I was sitting in a hotel room in Southern California, the night before we were going to begin our road trip up the coast when my mom remarked that plane tickets for Hawaii at an all-time low. My mom dreams of tropical vacations so statement like this were not out of the usual. Still, when she said those words something came to life in me. I had just gotten a fat check from returning all my textbooks and honestly, what else was I going to do? I booked a flight that would take off a week later.
My grandparents escape the Minnesotan winter each year to vacation in Maui. I don’t get to see them very often, usually only for one or two days a year. So they were as excited as I was when I showed up at baggage claim. With a lei draped around my neck we were off.
Hawaii is the closest feeling you can get to leaving the country without having to have your passport in tow. Everything is lush and green, humidity clings in the air, and flowers of every color burst from the soil. It seems everywhere you look there is either a palm tree, a mountain, or the ocean waves lapping in the distance. My three favorite things.
I settled into a bit of a routine in Hawaii, mornings were for wandering and afternoons were for floating in the ocean. I spent the nights cooking dinner with my grandma and eating dinner in the back yard watching the sun go down. The week was a blur of hiking, sun bathing, catching geckos in my bathroom, and rinsing sand off my feet.
Although the scenery was beautiful, perhaps the most important thing to come out of my spontaneous trip to Hawaii was the complete change in mindset that I experienced while I was there. I wrote every day and my journal became a brain dump from every thought that entered my mind for the entirety of the seven days. I was doing something I had never done in my life, but still I felt like the most authentic version of myself. Life was going on, I realized. Without school, without security, without any idea what I was going to do for the next few months. Life was still happening.
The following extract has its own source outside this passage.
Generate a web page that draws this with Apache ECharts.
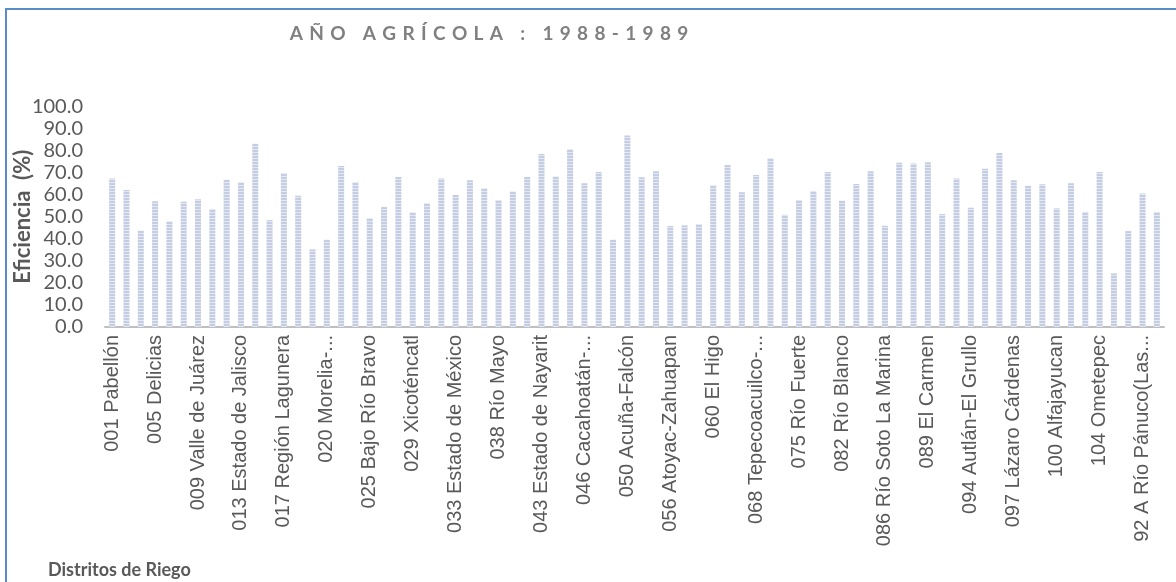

It’s funny how quickly you can change your life. What’s even stranger is the way you can feel so completely stuck in life, even when on some level you know that everything is in your hands. People make these big decisions every day. People leave their jobs to travel the world, people quit their jobs to work on the novel they dreamed of writing. People simply decide to transfer colleges. I don’t think what I did was spectacular, but for me it was a big step into becoming the person I am now, and the person that I am growing into.
The truth is that in that moment I need a happiness vacation. A moment to simply be, and think, and breath. That’s exactly what I got.